Key principles and practices to reach your retirement goals 

 

Retire Well

Your ability to achieve a secure retirement and live comfortably after your working years depends on how you get started, how you keep it going, and invest wisely. Why is this important?

A more secure retirement depends on:

  • how long you are retired,

  • how much you spend before and after retirement,

  • how much you have saved, and

  • how well you invest.

 

Get Started

If you've not yet initiated a savings program, start today — the hardest step is getting started. So, how to begin?

  • Review your finances, and ensure that you can spend less than you earn.

  • Create a budget that includes regular savings, and stick to it.

  • Open a savings account at your bank or building society.
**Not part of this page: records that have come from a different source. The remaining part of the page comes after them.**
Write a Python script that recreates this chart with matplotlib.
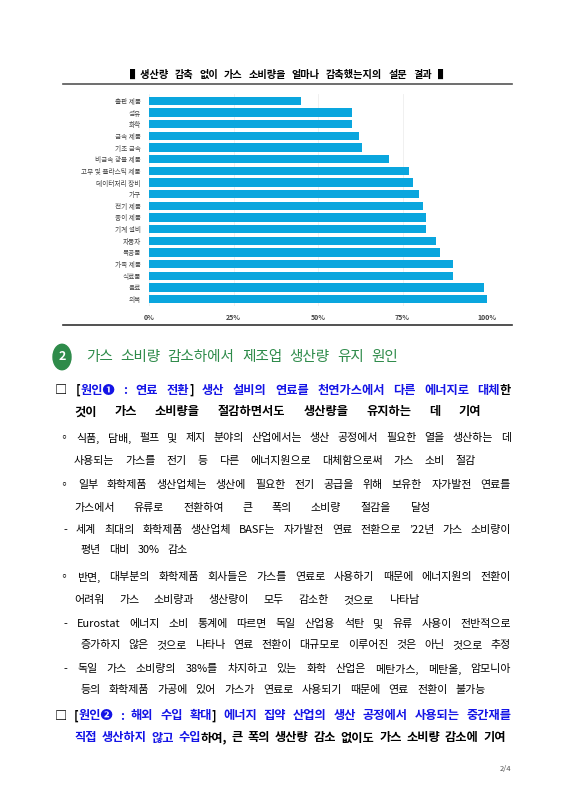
import matplotlib
matplotlib.use("Agg")
import matplotlib.pyplot as plt
from matplotlib.patches import Circle
from matplotlib.lines import Line2D

plt.rcParams['font.family'] = ['Noto Sans CJK KR', 'DejaVu Sans']

categories = ['출판 제품', '섬유', '화학', '금속 제품', '기초 금속', '비금속 광물 제품',
              '고무 및 플라스틱 제품', '데이터처리 장비', '가구', '전기 제품', '종이 제품',
              '기계 설비', '자동차', '목공품', '가죽 제품', '식료품', '음료', '의복']
values = [45, 60, 60, 62, 63, 71, 77, 78, 80, 81, 82, 82, 85, 86, 90, 90, 99, 100]
ticks = [0, 25, 50, 75, 100]
tick_labels = ['0%', '25%', '50%', '75%', '100%']

W, H = 566, 800
fig = plt.figure(figsize=(W / 100, H / 100), dpi=100)

def fx(px):
    return px / W

def fy(py):
    return 1 - py / H

fig.canvas.draw()
renderer = fig.canvas.get_renderer()
BLUE = '#1414e6'

def line(x0, x1, y, parts, size=8, weight='normal'):
    # tokens separated by spaces, each token may contain several coloured pieces
    tokens = [[]]
    for s, c in parts:
        words = s.split(' ')
        for i, w in enumerate(words):
            if i > 0:
                tokens.append([])
            if w:
                tokens[-1].append((w, c))
    tokens = [t for t in tokens if t]
    arts = []
    total = 0
    for tok in tokens:
        group = []
        tw = 0
        for w, c in tok:
            t = fig.text(0, fy(y), w, color=c, fontsize=size, fontweight=weight,
                         ha='left', va='center')
            wpx = t.get_window_extent(renderer).width
            group.append((t, wpx))
            tw += wpx
        arts.append((group, tw))
        total += tw
    gap = (x1 - x0 - total) / max(len(tokens) - 1, 1)
    x = x0
    for group, tw in arts:
        xx = x
        for t, wpx in group:
            t.set_x(fx(xx))
            xx += wpx
        x += tw + gap

# chart
line(130, 448, 75, [('▌생산량 감축 없이 가스 소비량을 얼마나 감축했는지의 설문 결과 ▌', 'black')],
     size=7.3, weight='bold')
fig.add_artist(Line2D([fx(63), fx(512)], [fy(84), fy(84)], color='#555555', lw=1.2))
fig.add_artist(Line2D([fx(63), fx(512)], [fy(325), fy(325)], color='#333333', lw=1.2))

ax = fig.add_axes([fx(149), fy(306), fx(487) - fx(149), fy(94) - fy(306)])
y = list(range(len(categories)))
ax.barh(y, values, height=0.72, color='#0aa6de')
ax.set_yticks(y)
ax.set_yticklabels(categories, fontsize=4.8, color='#444444')
ax.set_xlim(0, 100)
ax.set_ylim(len(categories) - 0.4, -0.6)
ax.set_xticks(ticks)
ax.set_xticklabels(tick_labels, fontsize=5, fontweight='bold', color='#444444')
ax.tick_params(length=0, pad=6)
ax.grid(axis='x', color='#eeeeee', lw=0.6)
ax.set_axisbelow(True)
for s in ax.spines.values():
    s.set_visible(False)

# section heading
fig.add_artist(Circle((fx(62), fy(357)), 9 / W, transform=fig.transFigure,
                      color='#2e8b4a'))
fig.text(fx(62), fy(357), '2', color='white', fontsize=9, fontweight='bold',
         ha='center', va='center')
line(86, 398, 357, [('가스 소비량 감소하에서 제조업 생산량 유지 원인', '#2e8b4a')], size=10.5)

B = 8.8
line(55, 511, 390, [('□ [', 'black'), ('원인❶ : 연료 전환', BLUE), ('] ', 'black'),
                    ('생산 설비의 연료를 천연가스에서 다른 에너지로 대체', BLUE), ('한', 'black')],
     size=B, weight='bold')
line(74, 481, 412, [('것이 가스 소비량을 절감하면서도 생산량을 유지하는 데 기여', 'black')],
     size=B, weight='bold')

body = [
    (58, 511, 438, '◦ 식품, 담배, 펄프 및 제지 분야의 산업에서는 생산 공정에서 필요한 열을 생산하는 데'),
    (74, 476, 461, '사용되는 가스를 전기 등 다른 에너지원으로 대체함으로써 가스 소비 절감'),
    (58, 511, 485, '◦ 일부 화학제품 생산업체는 생산에 필요한 전기 공급을 위해 보유한 자가발전 연료를'),
    (74, 430, 508, '가스에서 유류로 전환하여 큰 폭의 소비량 절감을 달성'),
    (64, 511, 530, '- 세계 최대의 화학제품 생산업체 BASF는 자가발전 연료 전환으로 ’22년 가스 소비량이'),
    (80, 188, 550, '평년 대비 30% 감소'),
    (58, 511, 577, '◦ 반면, 대부분의 화학제품 회사들은 가스를 연료로 사용하기 때문에 에너지원의 전환이'),
    (74, 419, 600, '어려워 가스 소비량과 생산량이 모두 감소한 것으로 나타남'),
    (64, 511, 624, '- Eurostat 에너지 소비 통계에 따르면 독일 산업용 석탄 및 유류 사용이 전반적으로'),
    (80, 511, 645, '증가하지 않은 것으로 나타나 연료 전환이 대규모로 이루어진 것은 아닌 것으로 추정'),
    (64, 511, 669, '- 독일 가스 소비량의 38%를 차지하고 있는 화학 산업은 메탄가스, 메탄올, 암모니아'),
    (80, 486, 690, '등의 화학제품 가공에 있어 가스가 연료로 사용되기 때문에 연료 전환이 불가능'),
]
for x0, x1, yy, s in body:
    line(x0, x1, yy, [(s, 'black')], size=7.9)

line(55, 511, 716, [('□ [', 'black'), ('원인❷ : 해외 수입 확대', BLUE), ('] ', 'black'),
                    ('에너지 집약 산업의 생산 공정에서 사용되는 중간재를', BLUE)],
     size=B, weight='bold')
line(74, 506, 738, [('직접 생산하지 않고 수입', BLUE),
                    ('하여, 큰 폭의 생산량 감소 없이도 가스 소비량 감소에 기여', 'black')],
     size=B, weight='bold')

fig.text(fx(511), fy(769), '2/4', fontsize=5.5, color='#555555', ha='right', va='center')

fig.savefig('out.png', dpi=100)
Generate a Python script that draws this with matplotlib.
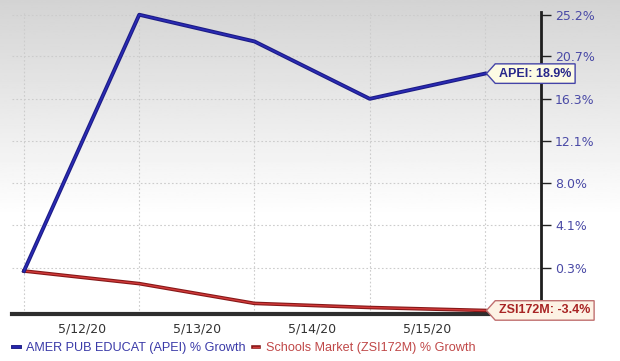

This is the easiest way to start saving. Find out why it is important to save.

  • Work toward having an emergency fund so that you can insulate yourself from having to tap into your retirement savings during an emergency.

  • Set an automatic deduction for each paycheck to start building your savings. Even seemingly small contributions can be a great start because time works for you. Find out ways to get more from your paycheck.

 

For more information and additional resources about investing, visit the Forbes/CFA Institute Investment Course.

 

Keep it Going

The key to long-term success is establishing and then sticking to your savings plan. This is important for a more secure retirement. So, be disciplined and remember that your savings program is for your future.

  • Each contribution will add up over time, so get started! There are important benefits to starting early and continuing to invest consistently.

  • Seek financial advice from a trusted financial adviser where available. Financial professionals can help you understand your savings needs and design a savings plan appropriate for you. Understand your rights as a consumer of financial services by reviewing the Statement of Investor Rights.

  • Save as much extra money as you can. When you have some money left at the end of the month or receive money you didn’t expect — perhaps a bonus or an inheritance — do something nice for yourself, but try to save the rest.

  • Save regularly and strive to increase the amount you set aside each year.

  • Understand more about the rules on how much to save and how to invest.

  • Look at the balance between saving and reducing debt.

     

Invest Wisely

Establish a low-cost, globally diversified portfolio that’s appropriate for your long-term goals

  • A credentialed financial adviser can help you with this undertaking. Make sure that you and your adviser review your retirement needs and your investments regularly. One way to determine your future retirement needs is to find a retirement calculator that takes into account pension and retirement opportunities in your local area.

  • Use a broadly diversified portfolio of global stocks and bonds. The mix of the amount of stocks versus bonds depends, in part, on your age (time to retirement) and your ability to tolerate market turbulence or risk.

  • Seek low-expense products. Returns are only expected, but expenses are certain. Transaction costs and fees are your enemy because they reduce the amount you save. Be sure to implement your plan with low-cost funds, and be mindful of commissions, front-end loads, and other expenses. Learn more about the impact of fees on retirement savings.

  • Consider the need for insurance, including health insurance, inexpensive life insurance, disability insurance, umbrella liability insurance, and low-cost annuities (PDF) where appropriate. A qualified adviser can assist with a plan designed for your needs.